Data extract:
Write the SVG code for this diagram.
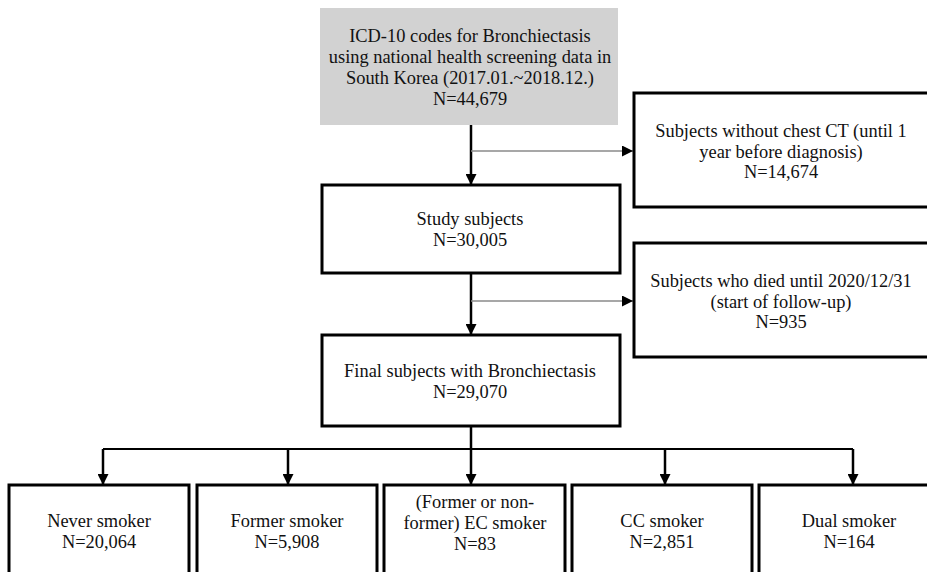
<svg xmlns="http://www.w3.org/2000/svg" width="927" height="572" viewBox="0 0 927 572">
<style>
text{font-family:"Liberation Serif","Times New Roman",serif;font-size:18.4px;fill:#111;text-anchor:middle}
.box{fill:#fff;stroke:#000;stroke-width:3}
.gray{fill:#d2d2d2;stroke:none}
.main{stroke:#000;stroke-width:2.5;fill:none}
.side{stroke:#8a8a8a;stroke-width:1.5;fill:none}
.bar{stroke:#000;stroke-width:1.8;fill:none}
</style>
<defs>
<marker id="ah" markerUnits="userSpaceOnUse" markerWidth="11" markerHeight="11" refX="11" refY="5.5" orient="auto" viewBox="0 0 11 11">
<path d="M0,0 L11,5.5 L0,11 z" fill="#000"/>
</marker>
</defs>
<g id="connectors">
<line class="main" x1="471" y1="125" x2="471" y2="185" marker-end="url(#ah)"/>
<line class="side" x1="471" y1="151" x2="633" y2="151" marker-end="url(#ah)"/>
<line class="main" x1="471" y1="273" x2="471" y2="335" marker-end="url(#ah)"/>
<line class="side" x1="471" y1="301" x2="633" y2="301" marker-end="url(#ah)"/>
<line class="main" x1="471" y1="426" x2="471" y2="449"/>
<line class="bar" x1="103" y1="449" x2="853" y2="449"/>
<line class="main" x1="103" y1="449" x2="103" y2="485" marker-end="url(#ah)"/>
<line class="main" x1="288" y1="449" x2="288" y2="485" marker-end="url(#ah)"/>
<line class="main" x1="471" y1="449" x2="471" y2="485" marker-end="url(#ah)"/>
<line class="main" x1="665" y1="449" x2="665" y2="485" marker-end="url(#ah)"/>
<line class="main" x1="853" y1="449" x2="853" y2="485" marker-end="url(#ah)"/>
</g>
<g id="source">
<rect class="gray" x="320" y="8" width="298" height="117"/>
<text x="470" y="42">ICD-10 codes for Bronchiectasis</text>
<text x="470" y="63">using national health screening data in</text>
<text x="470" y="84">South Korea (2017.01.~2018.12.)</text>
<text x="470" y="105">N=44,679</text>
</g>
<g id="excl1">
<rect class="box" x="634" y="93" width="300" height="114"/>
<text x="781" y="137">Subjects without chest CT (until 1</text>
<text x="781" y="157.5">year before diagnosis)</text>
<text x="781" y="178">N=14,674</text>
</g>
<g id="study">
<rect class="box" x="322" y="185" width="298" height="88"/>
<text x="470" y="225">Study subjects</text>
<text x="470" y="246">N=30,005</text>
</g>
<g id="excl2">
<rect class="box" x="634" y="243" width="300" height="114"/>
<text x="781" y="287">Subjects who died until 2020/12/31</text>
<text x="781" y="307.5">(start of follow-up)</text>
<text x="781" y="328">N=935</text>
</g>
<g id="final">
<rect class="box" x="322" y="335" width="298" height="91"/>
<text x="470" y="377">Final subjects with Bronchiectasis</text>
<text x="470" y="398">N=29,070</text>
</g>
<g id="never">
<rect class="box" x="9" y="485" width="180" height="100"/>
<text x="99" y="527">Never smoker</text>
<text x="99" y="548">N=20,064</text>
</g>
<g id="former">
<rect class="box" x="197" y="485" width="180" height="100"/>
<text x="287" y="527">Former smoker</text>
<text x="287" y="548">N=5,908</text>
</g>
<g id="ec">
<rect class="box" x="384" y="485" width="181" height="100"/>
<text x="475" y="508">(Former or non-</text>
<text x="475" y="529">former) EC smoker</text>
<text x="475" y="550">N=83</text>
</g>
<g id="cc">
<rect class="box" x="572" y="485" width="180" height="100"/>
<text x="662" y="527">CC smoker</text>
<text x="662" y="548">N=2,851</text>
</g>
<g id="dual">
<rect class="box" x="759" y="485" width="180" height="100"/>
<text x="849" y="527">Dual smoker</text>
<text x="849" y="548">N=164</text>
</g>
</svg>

Your objective: Copy the data word for word. Pictures do not go in the copy.

Final result:
Write the SVG code for this diagram.
<svg xmlns="http://www.w3.org/2000/svg" width="927" height="572" viewBox="0 0 927 572">
<style>
text{font-family:"Liberation Serif","Times New Roman",serif;font-size:18.4px;fill:#111;text-anchor:middle}
.box{fill:#fff;stroke:#000;stroke-width:3}
.gray{fill:#d2d2d2;stroke:none}
.main{stroke:#000;stroke-width:2.5;fill:none}
.side{stroke:#8a8a8a;stroke-width:1.5;fill:none}
.bar{stroke:#000;stroke-width:1.8;fill:none}
</style>
<defs>
<marker id="ah" markerUnits="userSpaceOnUse" markerWidth="11" markerHeight="11" refX="11" refY="5.5" orient="auto" viewBox="0 0 11 11">
<path d="M0,0 L11,5.5 L0,11 z" fill="#000"/>
</marker>
</defs>
<g id="connectors">
<line class="main" x1="471" y1="125" x2="471" y2="185" marker-end="url(#ah)"/>
<line class="side" x1="471" y1="151" x2="633" y2="151" marker-end="url(#ah)"/>
<line class="main" x1="471" y1="273" x2="471" y2="335" marker-end="url(#ah)"/>
<line class="side" x1="471" y1="301" x2="633" y2="301" marker-end="url(#ah)"/>
<line class="main" x1="471" y1="426" x2="471" y2="449"/>
<line class="bar" x1="103" y1="449" x2="853" y2="449"/>
<line class="main" x1="103" y1="449" x2="103" y2="485" marker-end="url(#ah)"/>
<line class="main" x1="288" y1="449" x2="288" y2="485" marker-end="url(#ah)"/>
<line class="main" x1="471" y1="449" x2="471" y2="485" marker-end="url(#ah)"/>
<line class="main" x1="665" y1="449" x2="665" y2="485" marker-end="url(#ah)"/>
<line class="main" x1="853" y1="449" x2="853" y2="485" marker-end="url(#ah)"/>
</g>
<g id="source">
<rect class="gray" x="320" y="8" width="298" height="117"/>
<text x="470" y="42">ICD-10 codes for Bronchiectasis</text>
<text x="470" y="63">using national health screening data in</text>
<text x="470" y="84">South Korea (2017.01.~2018.12.)</text>
<text x="470" y="105">N=44,679</text>
</g>
<g id="excl1">
<rect class="box" x="634" y="93" width="300" height="114"/>
<text x="781" y="137">Subjects without chest CT (until 1</text>
<text x="781" y="157.5">year before diagnosis)</text>
<text x="781" y="178">N=14,674</text>
</g>
<g id="study">
<rect class="box" x="322" y="185" width="298" height="88"/>
<text x="470" y="225">Study subjects</text>
<text x="470" y="246">N=30,005</text>
</g>
<g id="excl2">
<rect class="box" x="634" y="243" width="300" height="114"/>
<text x="781" y="287">Subjects who died until 2020/12/31</text>
<text x="781" y="307.5">(start of follow-up)</text>
<text x="781" y="328">N=935</text>
</g>
<g id="final">
<rect class="box" x="322" y="335" width="298" height="91"/>
<text x="470" y="377">Final subjects with Bronchiectasis</text>
<text x="470" y="398">N=29,070</text>
</g>
<g id="never">
<rect class="box" x="9" y="485" width="180" height="100"/>
<text x="99" y="527">Never smoker</text>
<text x="99" y="548">N=20,064</text>
</g>
<g id="former">
<rect class="box" x="197" y="485" width="180" height="100"/>
<text x="287" y="527">Former smoker</text>
<text x="287" y="548">N=5,908</text>
</g>
<g id="ec">
<rect class="box" x="384" y="485" width="181" height="100"/>
<text x="475" y="508">(Former or non-</text>
<text x="475" y="529">former) EC smoker</text>
<text x="475" y="550">N=83</text>
</g>
<g id="cc">
<rect class="box" x="572" y="485" width="180" height="100"/>
<text x="662" y="527">CC smoker</text>
<text x="662" y="548">N=2,851</text>
</g>
<g id="dual">
<rect class="box" x="759" y="485" width="180" height="100"/>
<text x="849" y="527">Dual smoker</text>
<text x="849" y="548">N=164</text>
</g>
</svg>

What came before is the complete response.